No, he didn’t break my heart when he let me down at the Christmas Ball—but if I’m not careful, he might soon.

Travis

After I lift Dad back into the truck, collapse his chair, and get behind the wheel, I glance over to see he’s leaned his head back against the seat and is about to conk out. He looks much older than his fifty-five years.

“You okay?” I ask. Though I want to call the words back as soon as they leave me, because of course he’s not okay—he’s dying.

But he takes the question in stride, telling me, “Think maybe I stayed out past my bedtime.” He chuckles a little as he says it. It’s 8:30 and we’ve only been gone a couple of hours.

“Well, I’ll have you back to the manor in no time.”

As we travel in silence, I’m aware of how small he seems next to me, how frail and docile. I felt the skin and bones of him as I got him back in the truck. But what’s consuming me at the moment is the awareness that…it’s almost over for him. I feel him dying.

Odd, because he’s been dying the whole time I’ve been here, yet suddenly I sense it in a new way. I wonder what it feels like to know this outing might be his last, the last time he talks and laughs with friends, the last time he sees a park, watches kids playing, hears the wetness of the road under tires. Or maybe his feebleness swallows all of that right now and is the only thing that matters–maybe his exhaustion overshadows every thought.

If so, I think he’s lucky. Because I’m not sure I’d be handling the situation so well. Despite myself, I admire this ability of his I’ve witnessed—to live fully in the moment.

Back at the manor, we do that same dance to get him in the wheelchair, and it’s harder this time because he’s drained and even weaker. When his skinny body is fully in my embrace, the weight of him on me, I experience a rush of emotion I have to push down fast. I don’t even know what it is—just a heavy sadness I never expected to feel when I got here.

As I push him through the sliding glass doors, I’m glad to see Gabbi not far up the hall. She’s spotted us, too, and heads our way with a smile. “How was it?
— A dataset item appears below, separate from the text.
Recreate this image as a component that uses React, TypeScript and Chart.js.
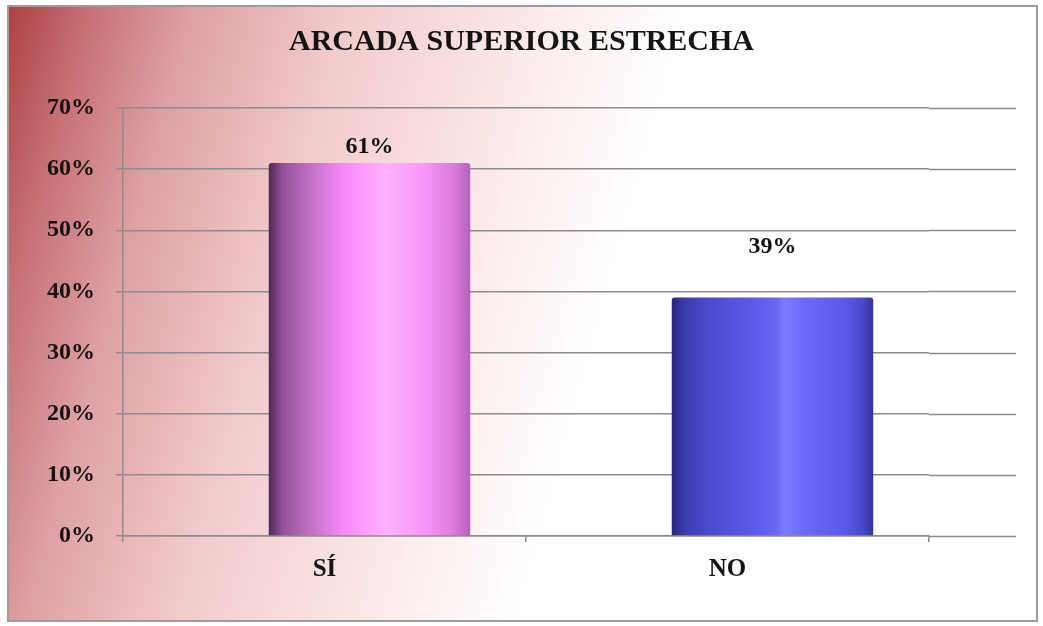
import React, { useEffect, useRef } from 'react';
import { Chart, registerables } from 'chart.js';

Chart.register(...registerables);

// ---- data ----
const categories = ['SÍ', 'NO'];
const percentages = [61, 39];
const yTicks = [0, 10, 20, 30, 40, 50, 60, 70];
const chartTitle = 'ARCADA SUPERIOR ESTRECHA';

// ---- styles ----
const SERIF = "'Liberation Serif', 'Times New Roman', serif";
const TEXT = '#141414';
const GRID = '#8c8c8c';
const DEPTH_X = 45; // 3D depth shift of the cylinders
const WALL_EXT = 87; // back-wall gridline extension
const LABEL_LIFT = [16, 51];

const pinkStops: [number, string][] = [
  [0, '#4e2856'],
  [0.07, '#94529a'],
  [0.22, '#c474c6'],
  [0.38, '#fa8afa'],
  [0.58, '#ffb2ff'],
  [0.78, '#f794f7'],
  [0.92, '#da7ada'],
  [1, '#b462bc'],
];
const blueStops: [number, string][] = [
  [0, '#26267a'],
  [0.06, '#3a3aa8'],
  [0.18, '#4a4acf'],
  [0.4, '#5a5ae8'],
  [0.52, '#6868f6'],
  [0.56, '#7c7cff'],
  [0.66, '#6a6afa'],
  [0.86, '#5a5aea'],
  [0.95, '#4848c8'],
  [1, '#3434a0'],
];

const backgroundPlugin = {
  id: 'frameBg',
  beforeDraw(chart: any) {
    const { ctx, width, height } = chart;
    ctx.save();
    ctx.fillStyle = '#ffffff';
    ctx.fillRect(0, 0, width, height);
    const g = ctx.createLinearGradient(8, 6, 640, 180);
    g.addColorStop(0, '#ac4044');
    g.addColorStop(0.12, '#c67074');
    g.addColorStop(0.27, '#dea0a3');
    g.addColorStop(0.5, '#f2cbcc');
    g.addColorStop(0.75, '#fbe6e6');
    g.addColorStop(1, '#ffffff');
    ctx.fillStyle = g;
    ctx.fillRect(8, 6, 1029, 615);
    ctx.strokeStyle = '#9c9c9c';
    ctx.lineWidth = 2;
    ctx.strokeRect(8, 6, 1029, 615);
    ctx.restore();
  },
};

const wallPlugin = {
  id: 'wallExt',
  beforeDatasetsDraw(chart: any) {
    const { ctx, chartArea } = chart;
    const ys = chart.scales.y;
    ctx.save();
    ctx.strokeStyle = GRID;
    ctx.lineWidth = 1.5;
    yTicks.forEach((v) => {
      const py = Math.round(ys.getPixelForValue(v)) + 0.5;
      ctx.beginPath();
      ctx.moveTo(chartArea.right, py);
      ctx.lineTo(chartArea.right + WALL_EXT, py);
      ctx.stroke();
    });
    ctx.restore();
  },
};

const depthPlugin = {
  id: 'depthShift',
  beforeDatasetsDraw(chart: any) {
    chart.ctx.save();
    chart.ctx.translate(DEPTH_X, 0);
  },
  afterDatasetsDraw(chart: any) {
    chart.ctx.restore();
  },
};

const labelPlugin = {
  id: 'valueLabels',
  afterDatasetsDraw(chart: any) {
    const { ctx } = chart;
    const meta = chart.getDatasetMeta(0);
    ctx.save();
    ctx.fillStyle = TEXT;
    ctx.font = `bold 24px ${SERIF}`;
    ctx.textAlign = 'center';
    ctx.textBaseline = 'middle';
    meta.data.forEach((bar: any, i: number) => {
      ctx.fillText(`${percentages[i]}%`, bar.x + DEPTH_X, bar.y - LABEL_LIFT[i]);
    });
    ctx.restore();
  },
};

export default function App() {
  const ref = useRef<HTMLCanvasElement | null>(null);

  useEffect(() => {
    if (!ref.current) return;
    const chart = new Chart(ref.current, {
      type: 'bar',
      data: {
        labels: categories,
        datasets: [
          {
            data: percentages,
            categoryPercentage: 0.5,
            barPercentage: 1.0,
            borderWidth: 0,
            borderRadius: { topLeft: 3, topRight: 3, bottomLeft: 0, bottomRight: 0 },
            borderSkipped: false,
            backgroundColor: (c: any) => {
              const stops = c.dataIndex === 0 ? pinkStops : blueStops;
              const chartRef = c.chart;
              const xs = chartRef.scales && chartRef.scales.x;
              if (c.type !== 'data' || !xs || !chartRef.chartArea) return stops[3][1];
              const center = xs.getPixelForValue(c.dataIndex);
              const w = (xs.width / categories.length) * 0.5;
              const g = chartRef.ctx.createLinearGradient(center - w / 2, 0, center + w / 2, 0);
              stops.forEach(([o, col]) => g.addColorStop(o, col));
              return g;
            },
          },
        ],
      },
      options: {
        responsive: false,
        animation: false,
        layout: { padding: { top: 0, left: 0, right: 0, bottom: 0 } },
        plugins: {
          legend: { display: false },
          tooltip: { enabled: false },
          title: {
            display: true,
            text: chartTitle,
            color: TEXT,
            font: { family: SERIF, size: 30, weight: 'bold' },
            padding: { top: 24, bottom: 48 },
          },
        },
        scales: {
          x: {
            ticks: {
              color: TEXT,
              font: { family: SERIF, size: 25, weight: 'bold' },
              padding: 13,
            },
            grid: {
              display: true,
              drawOnChartArea: false,
              drawTicks: true,
              tickLength: 6,
              color: GRID,
              lineWidth: 1.5,
              offset: true,
            },
            border: { color: GRID, width: 1.5 },
            afterFit: (s: any) => {
              s.height = 90;
            },
          },
          y: {
            min: 0,
            max: 70,
            afterBuildTicks: (s: any) => {
              s.ticks = yTicks.map((v) => ({ value: v }));
            },
            ticks: {
              color: TEXT,
              font: { family: SERIF, size: 24, weight: 'bold' },
              padding: 21,
              callback: (v: any) => `${v}%`,
            },
            grid: { color: GRID, lineWidth: 1.5, tickLength: 7, drawTicks: true },
            border: { color: GRID, width: 1.5 },
            afterFit: (s: any) => {
              s.width = 123;
            },
          },
          yRight: {
            type: 'linear',
            position: 'right',
            display: true,
            grid: { display: false },
            ticks: { display: false },
            border: { display: false },
            afterFit: (s: any) => {
              s.width = 114;
            },
          },
        },
      } as any,
      plugins: [backgroundPlugin, wallPlugin, depthPlugin, labelPlugin],
    });
    return () => chart.destroy();
  }, []);

  return (
    <div style={{ position: 'absolute', left: 0, top: 0, width: 1043, height: 626 }}>
      <canvas ref={ref} width={1043} height={626} style={{ display: 'block' }} />
    </div>
  );
}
Did you boys get up to no good?”

We laugh and Dad tells her it was a great time, but he’s ready for bed.

“It was nice hanging out with you tonight,” I say to him unplanned. The truth is, for all the time I’ve spent here the last couple of weeks, a lot of it has been the two of us watching TV, and he naps a lot—partly because he’s dying and partly due to pain medication that makes him drowsy. I’m glad he held up tonight as well as he did.

“You, too.” It comes out as a murmur—he’s struggling to stay awake.

That’s when I remember the mitten-shaped cookie in my pocket—I put it there for safekeeping. I pull it out and say, “Don’t forget this.”

His eyes open a little wider. “That’s right. A snack for later.” He takes it from me, looking as pleased as a little kid.

As I turn to go, I hear him call, “Son?”

Son . When was the last time he called me son ? I don’t even know. I look back. “Yeah?”

“Tonight was real nice. Real special. Thank you for that.”

I just nod. I’m not good at this stuff. This I-love-you-I-hate-you-but-now-I’m-starting-not-to-hate-you-quite-so-much-anymore stuff. “I’ll be back tomorrow.”

Neither of us say anything more, but our eyes meet. It’s enough.

Then I turn and head back out into the cold.